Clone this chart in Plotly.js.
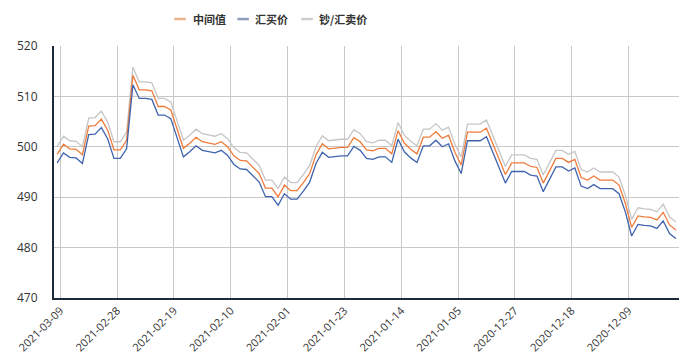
<!DOCTYPE html>
<html>
<head>
<meta charset="utf-8">
<script src="https://cdn.plot.ly/plotly-3.0.1.min.js"></script>
<style>
html,body{margin:0;padding:0;background:#fff;}
#chart{width:683px;height:361px;}
</style>
</head>
<body>
<div id="chart"></div>
<script>
// Dates (newest first, as displayed left to right)
const dates = [
'2021-03-09','2021-03-08','2021-03-07','2021-03-06','2021-03-05','2021-03-04','2021-03-03','2021-03-02','2021-03-01',
'2021-02-28','2021-02-27','2021-02-26','2021-02-25','2021-02-24','2021-02-23','2021-02-22','2021-02-21','2021-02-20','2021-02-19',
'2021-02-18','2021-02-17','2021-02-16','2021-02-15','2021-02-14','2021-02-13','2021-02-12','2021-02-11','2021-02-10','2021-02-09',
'2021-02-08','2021-02-07','2021-02-06','2021-02-05','2021-02-04','2021-02-03','2021-02-02','2021-02-01',
'2021-01-31','2021-01-30','2021-01-29','2021-01-28','2021-01-27','2021-01-26','2021-01-25','2021-01-24','2021-01-23','2021-01-22',
'2021-01-21','2021-01-20','2021-01-19','2021-01-18','2021-01-17','2021-01-16','2021-01-15','2021-01-14','2021-01-13','2021-01-12',
'2021-01-11','2021-01-10','2021-01-09','2021-01-08','2021-01-07','2021-01-06','2021-01-05','2021-01-04','2021-01-03','2021-01-02','2021-01-01',
'2020-12-31','2020-12-30','2020-12-29','2020-12-28','2020-12-27','2020-12-26','2020-12-25','2020-12-24','2020-12-23','2020-12-22',
'2020-12-21','2020-12-20','2020-12-19','2020-12-18','2020-12-17','2020-12-16','2020-12-15','2020-12-14','2020-12-13','2020-12-12',
'2020-12-11','2020-12-10','2020-12-09','2020-12-08','2020-12-07','2020-12-06','2020-12-05','2020-12-04','2020-12-03','2020-12-02','2020-12-01'
];

// 中间值
const midRate = [
498.5, 500.5, 499.6, 499.5, 498.4, 504.1, 504.2, 505.5, 503.3, 499.4,
499.4, 501.3, 514.2, 511.3, 511.3, 511.1, 508.0, 508.0, 507.3, 503.3,
499.7, 500.7, 501.9, 501.0, 500.8, 500.5, 501.0, 500.0, 498.2, 497.3,
497.2, 496.0, 494.7, 491.8, 491.8, 490.1, 492.4, 491.3, 491.3, 492.9,
494.7, 498.4, 500.6, 499.6, 499.8, 499.9, 499.9, 501.8, 501.0, 499.4,
499.2, 499.7, 499.7, 498.6, 503.2, 500.7, 499.5, 498.6, 501.9, 501.9,
503.0, 501.7, 502.3, 498.9, 496.4, 502.9, 502.9, 502.9, 503.7, 500.7,
497.5, 494.5, 496.8, 496.8, 496.8, 496.1, 495.9, 492.8, 495.1, 497.7,
497.7, 496.9, 497.5, 493.9, 493.4, 494.2, 493.4, 493.4, 493.4, 492.4,
488.8, 484.0, 486.3, 486.1, 486.0, 485.5, 487.0, 484.5, 483.5
];

// 汇买价
const buyRate = [
496.8, 498.8, 497.9, 497.8, 496.7, 502.4, 502.5, 503.8, 501.6, 497.7,
497.7, 499.6, 512.3, 509.6, 509.6, 509.4, 506.3, 506.3, 505.6, 501.6,
498.0, 499.0, 500.2, 499.3, 499.1, 498.8, 499.3, 498.3, 496.5, 495.6,
495.5, 494.3, 493.0, 490.1, 490.1, 488.4, 490.7, 489.6, 489.6, 491.2,
493.0, 496.7, 498.9, 497.9, 498.1, 498.2, 498.2, 500.1, 499.3, 497.7,
497.5, 498.0, 498.0, 496.9, 501.5, 499.0, 497.8, 496.9, 500.2, 500.2,
501.3, 500.0, 500.6, 497.2, 494.7, 501.2, 501.2, 501.2, 502.0, 499.0,
495.8, 492.8, 495.1, 495.1, 495.1, 494.4, 494.2, 491.1, 493.4, 496.0,
496.0, 495.2, 495.8, 492.2, 491.7, 492.5, 491.7, 491.7, 491.7, 490.7,
487.1, 482.3, 484.6, 484.4, 484.3, 483.8, 485.3, 482.8, 481.8
];

// 钞/汇卖价
const sellRate = [
500.1, 502.1, 501.2, 501.1, 500.0, 505.7, 505.8, 507.1, 504.9, 501.0,
501.0, 502.9, 515.8, 512.9, 512.9, 512.7, 509.6, 509.6, 508.9, 504.9,
501.3, 502.3, 503.5, 502.6, 502.4, 502.1, 502.6, 501.6, 499.8, 498.9,
498.8, 497.6, 496.3, 493.4, 493.4, 491.7, 494.0, 492.9, 492.9, 494.5,
496.3, 500.0, 502.2, 501.2, 501.4, 501.5, 501.5, 503.4, 502.6, 501.0,
500.8, 501.3, 501.3, 500.2, 504.8, 502.3, 501.1, 500.2, 503.5, 503.5,
504.6, 503.3, 503.9, 500.5, 498.0, 504.5, 504.5, 504.5, 505.3, 502.3,
499.1, 496.1, 498.4, 498.4, 498.4, 497.7, 497.5, 494.4, 496.7, 499.3,
499.3, 498.5, 499.1, 495.5, 495.0, 495.8, 495.0, 495.0, 495.0, 494.0,
490.4, 485.6, 487.9, 487.7, 487.6, 487.1, 488.6, 486.1, 485.1
];

const seriesNames = ['中间值', '汇买价', '钞/汇卖价'];
const tickLabels = ['2021-03-09','2021-02-28','2021-02-19','2021-02-10','2021-02-01','2021-01-23',
                    '2021-01-14','2021-01-05','2020-12-27','2020-12-18','2020-12-09'];
const yTicks = [470, 480, 490, 500, 510, 520];

function shiftHalfDay(d, sign) {
  const t = Date.parse(d + 'T00:00:00Z') + sign * 12 * 3600 * 1000;
  return new Date(t).toISOString().slice(0, 19).replace('T', ' ');
}

const lineColors = ['#ef7b3a', '#3f63ad', '#c6c6c6'];
const legendColors = ['#f0b48c', '#8f9cba', '#cfcfcf'];
const seriesData = [midRate, buyRate, sellRate];

const traces = [2, 0, 1].map(k => ({
  type: 'scatter', mode: 'lines',
  x: dates, y: seriesData[k], name: seriesNames[k],
  line: {color: lineColors[k], width: 1.3},
  showlegend: false, hoverinfo: 'skip'
}));

// legend drawn manually
const legX = [[0.1926, 0.2108, 0.2188], [0.2934, 0.3117, 0.3190], [0.3954, 0.4141, 0.4205]];
const legY = 1.107;
const shapes = legX.map((p, k) => ({
  type: 'line', xref: 'paper', yref: 'paper', x0: p[0], x1: p[1], y0: legY, y1: legY,
  line: {color: legendColors[k], width: 2.5}
}));
const annotations = legX.map((p, k) => ({
  xref: 'paper', yref: 'paper', x: p[2], y: legY, xanchor: 'left', yanchor: 'middle',
  text: '<b>' + seriesNames[k] + '</b>', showarrow: false,
  font: {family: 'Noto Sans CJK SC, sans-serif', size: 11, color: '#333333'}
}));

const layout = {
  width: 683, height: 361,
  margin: {l: 54, r: 4, t: 46, b: 63, pad: 0},
  paper_bgcolor: '#ffffff', plot_bgcolor: '#ffffff',
  showlegend: false,
  xaxis: {
    type: 'date',
    range: [shiftHalfDay(dates[0], 1), shiftHalfDay(dates[dates.length - 1], -1)],
    tickmode: 'array',
    tickvals: tickLabels.map(d => shiftHalfDay(d, -1)),
    ticktext: tickLabels,
    tickangle: -45,
    tickfont: {family: 'Open Sans, sans-serif', size: 11, color: '#333333'},
    showgrid: true, gridcolor: '#c8c8c8', gridwidth: 1,
    showline: true, linecolor: '#1c2a3a', linewidth: 2,
    ticks: '', zeroline: false, fixedrange: true
  },
  yaxis: {
    range: [470, 520],
    tickmode: 'array', tickvals: yTicks, ticktext: yTicks.map(String),
    tickfont: {family: 'Open Sans, sans-serif', size: 12, color: '#333333'},
    showgrid: true, gridcolor: '#c8c8c8', gridwidth: 1,
    showline: true, linecolor: '#1c2a3a', linewidth: 2,
    ticks: '', ticklabelstandoff: 12, zeroline: false, fixedrange: true
  },
  shapes: shapes,
  annotations: annotations
};

Plotly.newPlot('chart', traces, layout, {staticPlot: true, displayModeBar: false});
</script>
</body>
</html>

* **The problem**: List the lines of the material in which the word "chart" occurs.

* **Solution for this task**:
Clone this chart in Plotly.js.
#chart{width:683px;height:361px;}
<div id="chart"></div>
Plotly.newPlot('chart', traces, layout, {staticPlot: true, displayModeBar: false});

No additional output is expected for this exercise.